Quick note #1 - Partial indexes

Quick note #1 - Partial indexes

Recently, I faced the classical task scheduling issue, where a record needs to be processed after a specific date. Frequently, this scenario is implemented using a database table with a scheduled_at column coupled with a SELECT FOR UPDATE query. In this story, I'll use PostgreSQL syntax as an example.

Example table:

my_tasks

id scheduled_at status
123 2024-06-14 05:32:00 COMPLETED
123 2024-06-15 07:46:00 PENDING

With this example query:

SELECT * FROM my_tasks WHERE scheduled_at < NOW() AND status = 'PENDING' FOR UPDATE SKIP LOCKED LIMIT 1;

Example query

And, of course, a compound index covering scheduled_at and status:

CREATE INDEX idx_scheduled_at_status ON my_tasks (scheduled_at, status);

Default create index statement

The issue

The main concern with this approach is that the table will grow over time.
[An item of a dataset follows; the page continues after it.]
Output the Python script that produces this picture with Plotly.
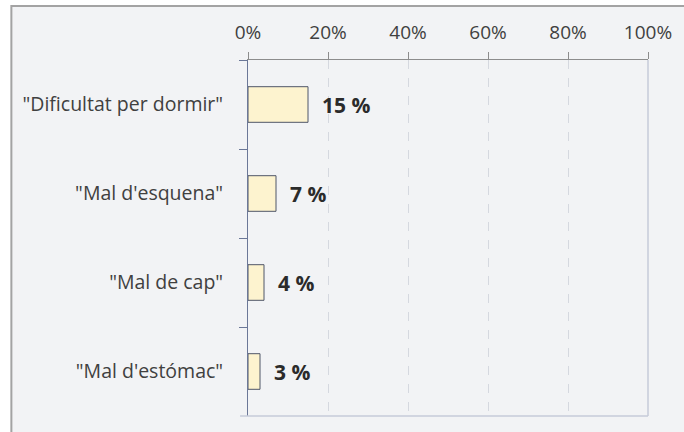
import plotly.graph_objects as go

# Survey responses: share of respondents reporting each complaint
categories = ['"Dificultat per dormir"', '"Mal d\'esquena"', '"Mal de cap"', '"Mal d\'estómac"']
values = [15, 7, 4, 3]
x_ticks = [0, 20, 40, 60, 80, 100]
x_tick_labels = [f"{v}%" for v in x_ticks]

W, H = 684, 432
ML, MR, MT, MB = 248, 32, 60, 16
PW, PH = W - ML - MR, H - MT - MB

BG = "#f2f3f5"
FONT = "Open Sans, Noto Sans, sans-serif"


def px_x(px):
    return (px - ML) / PW


def px_y(py):
    return (H - MB - py) / PH


fig = go.Figure()
fig.add_trace(go.Bar(
    x=values,
    y=categories,
    orientation="h",
    width=0.4,
    marker=dict(color="#fdf3cf", line=dict(color="#4f5668", width=1)),
    text=[f"  {v} %" for v in values],
    textposition="outside",
    cliponaxis=False,
    textfont=dict(family=FONT, size=21, color="#2b2b2b", weight="bold"),
    hoverinfo="skip",
))

fig.update_layout(
    width=W, height=H,
    margin=dict(l=ML, r=MR, t=MT, b=MB, pad=0),
    paper_bgcolor="white",
    plot_bgcolor="rgba(0,0,0,0)",
    showlegend=False,
    font=dict(family=FONT, size=19, color="#404040"),
    xaxis=dict(
        side="top",
        range=[0, 100],
        tickmode="array",
        tickvals=x_ticks,
        ticktext=x_tick_labels,
        ticks="outside", ticklen=7, tickcolor="#8c8c8c", tickwidth=1,
        showline=True, linecolor="#8c8c8c", linewidth=1,
        showgrid=True, gridcolor="#d5d8df", griddash="dash", gridwidth=1,
        zeroline=False,
        ticklabelstandoff=5,
        tickfont=dict(family=FONT, size=19, color="#404040"),
    ),
    xaxis2=dict(
        overlaying="x", side="top", range=[0, 100],
        tickmode="array", tickvals=x_ticks,
        ticks="inside", ticklen=7, tickcolor="#8c8c8c",
        showticklabels=False, showgrid=False, showline=False, zeroline=False,
    ),
    yaxis=dict(
        autorange="reversed",
        ticks="outside", tickson="boundaries", ticklen=8,
        tickcolor="#6b7797", tickwidth=1,
        showline=True, linecolor="#6b7797", linewidth=1,
        showgrid=False, zeroline=False,
        ticklabelstandoff=20,
        tickfont=dict(family=FONT, size=19.5, color="#404040"),
    ),
    yaxis2=dict(
        overlaying="y", side="left", range=[3.5, -0.5],
        tickmode="array", tickvals=[-0.5, 0.5, 1.5, 2.5, 3.5],
        ticks="inside", ticklen=7, tickcolor="#6b7797",
        showticklabels=False, showgrid=False, showline=False, zeroline=False,
    ),
    bargap=0.6,
)

# Framed panel behind the chart
fig.add_shape(type="rect", xref="paper", yref="paper",
              x0=px_x(9), x1=px_x(W + 20), y0=px_y(H + 20), y1=px_y(6),
              fillcolor=BG, line=dict(color="#a3a3a3", width=2), layer="below")
# Light right and bottom edges of the plot area
fig.add_shape(type="line", xref="paper", yref="paper",
              x0=1, x1=1, y0=0, y1=1,
              line=dict(color="#c6cbd9", width=1.5))
fig.add_shape(type="line", xref="paper", yref="paper",
              x0=px_x(240), x1=1, y0=0, y1=0,
              line=dict(color="#c6cbd9", width=1.5))

fig.write_html("out.html")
If you don't clean this table frequently, it will be filled with COMPLETED rows. When most rows are COMPLETED, the query cost increases, putting more load on your database instance.

Solution: Partial Indexes

While frequent clean-up is one solution, creating a partial index can significantly improve query performance:

For example:

CREATE INDEX idx_scheduled_at_status_pending ON my_tasks (scheduled_at, status) WHERE status = 'PENDING';

Create index statement

Results

In my case, this reduced the query cost from 70k to around 18k. While still somewhat costly, it considerably decreased the load on the PgSQL instance.

💡
Quick Notes are where I share valuable lessons I've learned.